Arceneaux shook his head. “Conjure. Conjure in it somewhere, got to be. Guillory, maybe, he evil enough… old Fontenot, over in St. Landry. Got to be conjure.”

They drove the rest of the way in near-silence, Arceneaux biting down hard on his own lower lip, Garrigue taking refuge in memories of his wife Elizabeth, and of Arceneaux’s long-gone Pauline. Both women, non-Creoles, raised and encountered in the city, believed neither in werewolves nor in conjure men; neither one had ever known the truth about their husbands. Loups-garoux run in families: Arceneaux and Garrigue, marrying out of their clans, out of their deep back-country world, had both produced children who would go through their lives completely unaware of that part of their ancestry. The choice had been a deliberate one, and Garrigue, for his part, had never regretted it. He doubted very much that Arceneaux had either, but it was always hard to tell with Arceneaux.

Pulling to the curb in front of the frame house where Garrigue lived with Claude and his family, Arceneaux cut the engine, and they sat looking at each other. Garrigue said finally, “Forgot to fish. Grandbabies always wanting to know did we catch anything.”

“Tell them fish wasn’t biting today. We done that before.”

Garrigue smiled for the first time. “Claude, he think we don’t do no fishing, we goes up there to drink, get away from family, get a little wild. Say he might just come with us one time.” Arceneaux grunted without replying. Garrigue said, “I keeps ducking and dodging, you know? Ducking and dodging.” His voice was growing shaky again, but he never took his eyes from Arceneaux’s eyes. He said, “What we going to do, Ti-Jean?”

“Get you some sleep,” Arceneaux said. “Get you a good breakfast, tell Claude you likely be late. We go find Duplessis tomorrow, you and me.”

Garrigue looked, for a moment, more puzzled than frightened. “Why we bothering that? He know right where we live, where the chirrens lives-”

Arceneaux cut him off harshly. “We find him fast, maybe we throw him just that little bit off-balance, could help sometime.” He patted Garrigue’s shoulder lightly. “We use what we got, Rene, and all we got is us. You go on now-my knee biting on me a little bit.”

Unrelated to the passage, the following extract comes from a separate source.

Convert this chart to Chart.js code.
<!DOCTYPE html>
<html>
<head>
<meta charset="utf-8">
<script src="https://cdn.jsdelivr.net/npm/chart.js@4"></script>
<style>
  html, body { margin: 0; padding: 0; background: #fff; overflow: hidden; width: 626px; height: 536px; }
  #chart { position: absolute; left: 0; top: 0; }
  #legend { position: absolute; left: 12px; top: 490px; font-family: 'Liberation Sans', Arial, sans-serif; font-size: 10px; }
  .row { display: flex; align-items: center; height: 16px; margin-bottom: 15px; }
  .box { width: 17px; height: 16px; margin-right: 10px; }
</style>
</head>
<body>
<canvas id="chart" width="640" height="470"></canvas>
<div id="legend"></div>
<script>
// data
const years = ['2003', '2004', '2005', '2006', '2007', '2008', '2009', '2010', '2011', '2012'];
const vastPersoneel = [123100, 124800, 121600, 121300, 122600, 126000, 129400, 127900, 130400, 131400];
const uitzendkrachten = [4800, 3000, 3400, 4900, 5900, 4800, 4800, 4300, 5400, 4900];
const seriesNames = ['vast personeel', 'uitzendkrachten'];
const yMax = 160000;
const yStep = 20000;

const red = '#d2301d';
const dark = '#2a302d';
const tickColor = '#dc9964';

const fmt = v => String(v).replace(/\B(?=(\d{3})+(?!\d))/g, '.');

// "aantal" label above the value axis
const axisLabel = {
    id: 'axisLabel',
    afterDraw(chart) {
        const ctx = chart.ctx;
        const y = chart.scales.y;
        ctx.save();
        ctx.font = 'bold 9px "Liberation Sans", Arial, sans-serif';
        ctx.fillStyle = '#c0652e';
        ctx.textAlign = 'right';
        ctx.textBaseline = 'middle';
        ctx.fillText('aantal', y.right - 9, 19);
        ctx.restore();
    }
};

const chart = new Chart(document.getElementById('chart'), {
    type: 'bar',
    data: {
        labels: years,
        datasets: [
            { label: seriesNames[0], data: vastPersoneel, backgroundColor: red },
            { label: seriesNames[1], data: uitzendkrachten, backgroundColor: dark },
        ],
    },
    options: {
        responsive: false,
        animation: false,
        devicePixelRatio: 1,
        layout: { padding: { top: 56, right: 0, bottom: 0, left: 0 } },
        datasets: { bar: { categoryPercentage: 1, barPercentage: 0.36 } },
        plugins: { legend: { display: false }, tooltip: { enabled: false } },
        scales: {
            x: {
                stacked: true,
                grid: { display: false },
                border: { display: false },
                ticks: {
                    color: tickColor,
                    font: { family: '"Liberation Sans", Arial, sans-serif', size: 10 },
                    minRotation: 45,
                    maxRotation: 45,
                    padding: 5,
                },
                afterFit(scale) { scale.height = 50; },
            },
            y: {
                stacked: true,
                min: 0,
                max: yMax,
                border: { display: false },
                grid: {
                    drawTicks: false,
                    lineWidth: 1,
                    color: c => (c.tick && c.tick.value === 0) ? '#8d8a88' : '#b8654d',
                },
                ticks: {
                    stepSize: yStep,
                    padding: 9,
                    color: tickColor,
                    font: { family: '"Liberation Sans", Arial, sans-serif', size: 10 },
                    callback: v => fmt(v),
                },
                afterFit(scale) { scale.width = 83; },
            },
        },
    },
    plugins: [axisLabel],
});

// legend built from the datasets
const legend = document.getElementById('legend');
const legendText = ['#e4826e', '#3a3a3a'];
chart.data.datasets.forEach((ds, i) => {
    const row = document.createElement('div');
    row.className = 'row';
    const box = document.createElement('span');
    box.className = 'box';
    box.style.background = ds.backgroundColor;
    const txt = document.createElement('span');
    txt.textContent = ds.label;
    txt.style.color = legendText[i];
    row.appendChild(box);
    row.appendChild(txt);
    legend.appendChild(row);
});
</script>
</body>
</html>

In fact-as Garrigue understood from the fact that Arceneaux mentioned it at all-the bad knee was hurting him a good deal; he could only pray that it wouldn’t have locked up on him by morning. He brought the car back to Noelle, who took one look at his gait and insisted on driving him home, lecturing him all the way about his need for immediate surgery. She was his oldest child, his companion from her birth, and the only one who would ever have challenged him, as she did now.

“Dadda, whatever you and Compe’ Rene are up to, I will find it out-you know I always do. Simpler tell me now, oui?”

“Ain’t up to one thing,” Arceneaux grumbled. “Ain’t up to nothing, you turning such a suspicious woman. You mamere, she just exactly the same way.”

“Because you’re such a bad liar,” his daughter replied tenderly. She caressed the back of his neck with a warm, work-hardened hand. “Ma’dear and me, we used to laugh so, nights you’d be slipping out to drink, play cards with Compe’ Rene and your old zydeco friends. Make some crazy little-boy story-whoo, out the door, gone till morning, come home looking like someone dragged you through a keyhole backwards. Lord, didn’t we laugh!”